Pencabutan subsidi berarti akan ada dana
yang sangat besar yang tidak digunakan oleh Pemerintah. Lalu untuk apakah dana
“segar” itu? Ini adalah persoalan yang menurut saya lebih rumit daripada
sekedar mencabut subsidi BBM. Yang terpikir oleh saya adalah mengalirkan dana
lain ke sector lain seperti transportasi umum, pendidikan, pangan, atau
pertahanan negara. Saya akan menjelaskan jika dana tersebut berbelok ke salah
satu sector yaitu transportasi umum. Bukankah mungkin jika suatu saat nanti,
transportasi umum kita akan semudah dan senyaman di negara tetangga seperti Malaysia
atau bahkan Singapura? Bisa saja dana ini digunakan untuk memperbaiki angkutan
umum yang sudah tua (meremajakan), menambah trayek, menambah gaji supir atau
pegawai sejenisnya, menambah sistem baru (monorail maupun kereta cepat dengan
jalur baru baik dalam maupun luar kota). Meremajakan angkutan akan mengurangi
angka kecelakaan yang disebabkan hal teknis serta meningkatkan kenyamanan dan
keamanan penumpang. Menambah gaji supir atau membuat gaji supir menjadi gaji
tetap, nantinya mungkin akan berdampak positif ke kenyamanan penumpang. Supir
angkot tidak lagi dikejar setoran yang membuat supir lebih lihai daripada
Fernando Alonso. Angkot menjadi lebih tertib dan bisa berhenti di tempat yang
ditentukan, karena sudah tidak terlalu “menggebu-gebu” dalam mencari penumpang.
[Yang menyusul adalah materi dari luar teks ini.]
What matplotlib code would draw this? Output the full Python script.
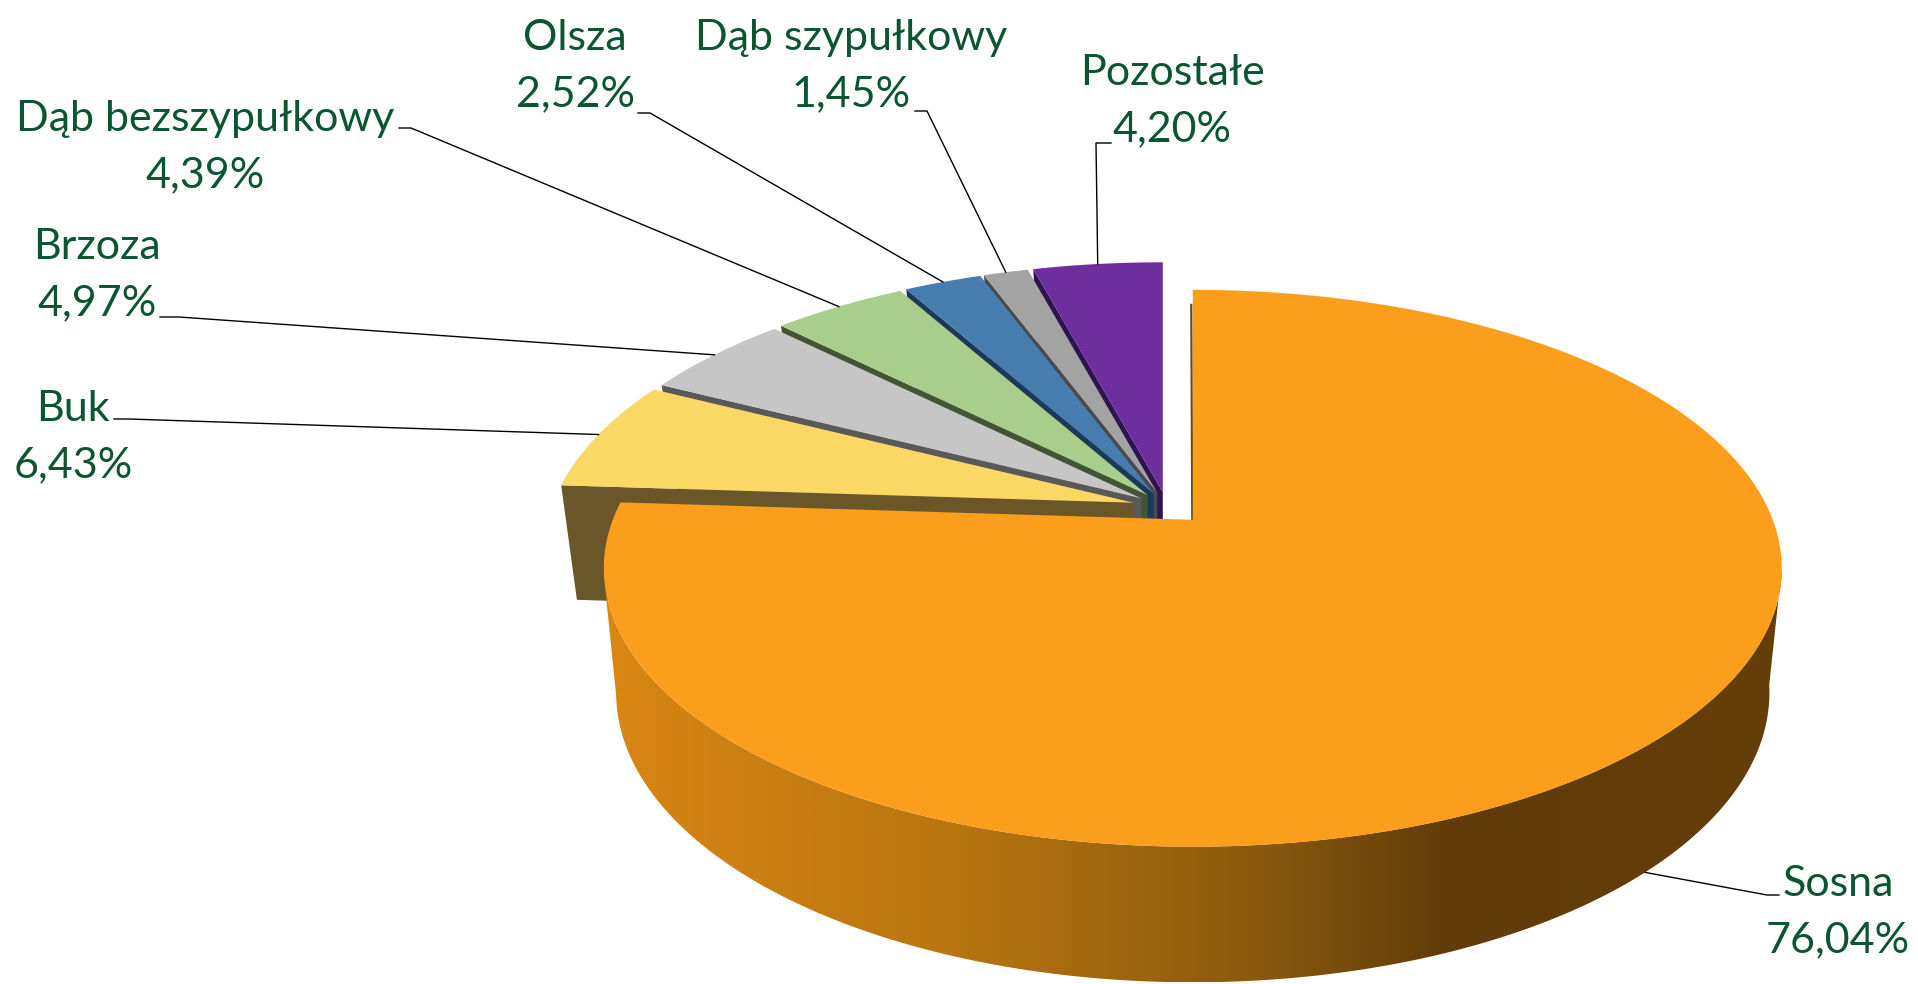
import numpy as np
import matplotlib
matplotlib.use('Agg')
import matplotlib.pyplot as plt
from matplotlib.colors import LinearSegmentedColormap
from matplotlib.patches import Polygon

# Slices, clockwise from 12 o'clock
names = ['Sosna', 'Buk', 'Brzoza', 'Dąb bezszypułkowy', 'Olsza', 'Dąb szypułkowy', 'Pozostałe']
values = [76.04, 6.43, 4.97, 4.39, 2.52, 1.45, 4.20]
explosion = [0.065, 0.06, 0.055, 0.055, 0.055, 0.055, 0.055]

top_colors = ['#FB9E1B', '#FBD765', '#C6C6C6', '#A9CE8B', '#477CAE', '#A3A3A3', '#6E2F9E']
wall_colors = ['#653E0A', '#6A5628', '#595959', '#435532', '#1B3A5A', '#4A4A4A', '#2E1450']

# Label centres and where the leader leaves the label
label_pos = [(1838, 912), (73, 437), (97, 275), (205, 147), (575, 66), (851, 66), (1172, 101)]
elbows = [[(1779, 895), (1767, 895)], [(114, 419), (129, 419)], [(160, 317), (179, 317)],
          [(399, 128), (411, 128)], [(638, 113), (650, 113)], [(915, 111), (927, 111)],
          [(1111, 143), (1096, 143)]]

# Sosna's front wall shading, left to right
shade_colors = ['#DA8613', '#B87510', '#8B5A0D', '#613B09', '#653E0A']
shade_stops = [0, 0.3, 0.55, 0.72, 1]

# Projection of the 3D pie (top plane and bottom plane)
cx, cy = 1167, 507
R, S, p = 580, 270, 0.174
R_b, S_b, p_b = 565, 278, 0.2
depth = 115


def project(theta, ox, oy, r, s, k):
    # theta in degrees, clockwise from the back of the pie
    t = np.radians(theta)
    w = 1 + k * np.cos(t)
    return np.column_stack([ox + r * np.sin(t) / w, oy - s * np.cos(t) / w])


def top_arc(theta, ox, oy):
    return project(theta, ox, oy, R, S, p)


def bottom_arc(theta, ox, oy):
    return project(theta, ox, oy + depth, R_b, S_b, p_b)


edges = np.concatenate([[0], np.cumsum(values)]) / sum(values) * 360
mids = (edges[:-1] + edges[1:]) / 2
apex_x = cx + np.array(explosion) * R * np.sin(np.radians(mids))
apex_y = cy - np.array(explosion) * S * np.cos(np.radians(mids))

fig = plt.figure(figsize=(19.18, 9.84), dpi=100)
ax = fig.add_axes([0, 0, 1, 1])

# Small slices, back to front, each with the wall on its lower edge
for i in range(len(values) - 1, 0, -1):
    ox, oy = apex_x[i], apex_y[i]
    a = top_arc(np.array([edges[i]]), ox, oy)
    b = bottom_arc(np.array([edges[i]]), ox, oy)
    wall = [(ox, oy), tuple(a[0]), tuple(b[0]), (ox, oy + depth)]
    ax.add_patch(Polygon(wall, closed=True, fc=wall_colors[i], ec='none', zorder=2))
    arc = top_arc(np.linspace(edges[i], edges[i + 1], 60), ox, oy)
    ax.add_patch(Polygon(np.vstack([[ox, oy], arc]), closed=True, fc=top_colors[i], ec='none', zorder=2))

# Sosna: shaded outer wall then the top
ox, oy = apex_x[0], apex_y[0]
th = np.linspace(100, 258, 200)
shell = np.vstack([top_arc(th, ox, oy), bottom_arc(th, ox, oy)[::-1]])
clip = Polygon(shell, closed=True, fc='none', ec='none', zorder=3)
ax.add_patch(clip)
cmap = LinearSegmentedColormap.from_list('shade', list(zip(shade_stops, shade_colors)))
x0, x1 = shell[:, 0].min(), shell[:, 0].max()
y0, y1 = shell[:, 1].min(), shell[:, 1].max()
img = ax.imshow(np.linspace(0, 1, 512)[None, :], cmap=cmap, extent=[x0, x1, y1, y0], aspect='auto', zorder=3)
img.set_clip_path(clip)

start = top_arc(np.array([edges[0]]), ox, oy)
ax.plot([start[0, 0] - 1.5, ox - 0.5, ox + 1], [start[0, 1] + 15, oy, oy], color='#6B4A10', lw=1.6, zorder=3)
arc = top_arc(np.linspace(edges[0], edges[1], 300), ox, oy)
ax.add_patch(Polygon(np.vstack([[ox, oy], arc]), closed=True, fc=top_colors[0], ec='none', zorder=4))

# Labels and leader lines
for i, name in enumerate(names):
    pct = f'{values[i]:.2f}%'.replace('.', ',')
    ax.text(label_pos[i][0], label_pos[i][1], f'{name}\n{pct}', ha='center', va='center', ma='center',
            family='Lato', fontsize=31, color='#0B5530', linespacing=1.6, zorder=6)
    if i == 0:
        tip = bottom_arc(np.array([mids[i]]), apex_x[i], apex_y[i])[0]
    else:
        tip = top_arc(np.array([mids[i]]), apex_x[i], apex_y[i])[0]
    xs = [elbows[i][0][0], elbows[i][1][0], tip[0]]
    ys = [elbows[i][0][1], elbows[i][1][1], tip[1]]
    ax.plot(xs, ys, color='black', lw=1.0, zorder=5)

ax.set_xlim(0, 1918)
ax.set_ylim(984, 0)
ax.axis('off')
fig.savefig('out.png', dpi=100, facecolor='white')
Menambah trayek serta menambah sistem baru akan mempermudah penumpang untuk
berpergian. Dengan banyaknya serta mudahnya menggunakan transportasi umum,
dengan sendirinya akan mengurang populasi kendaraan di jalan yang kemudian
membuat jalanan lebih lengang. Semua hal yang saya jelaskan di atas akan
membuat mindset masyarakat berubah
menjadi “lebih enak naik transportasi umum yang lebih mudah, aman, nyaman,
daripada naik kendaraan pribadi”. Jika mindset
tersebut sudah tertanam dibanyak masyarakat, sudah dipastikan bahwa rencana ini
berhasil.
Jika dana tersebut dialihkan, akan muncul
lagi persoalan. Akankah dana yang dialihkan tersebut 100% tersampaikan ke
tujuannya tanpa ada potongan-potongan gelap? Ini saya hanya bisa berdoa, karena
ini menyangkut jalan pikiran, ibadah, serta iman dari masing-masing orang yang
bersangkutan.
Jadi, akhir kata, saya setuju Subsidi BBM dicabut asalkan dana tersebut tidak "menguap" hilang ditelan angin dan ada baiknya digunakan untuk hal positif lainnya yang bisa membangun negara ini lebih maju.
Jadi, akhir kata, saya setuju Subsidi BBM dicabut asalkan dana tersebut tidak "menguap" hilang ditelan angin dan ada baiknya digunakan untuk hal positif lainnya yang bisa membangun negara ini lebih maju.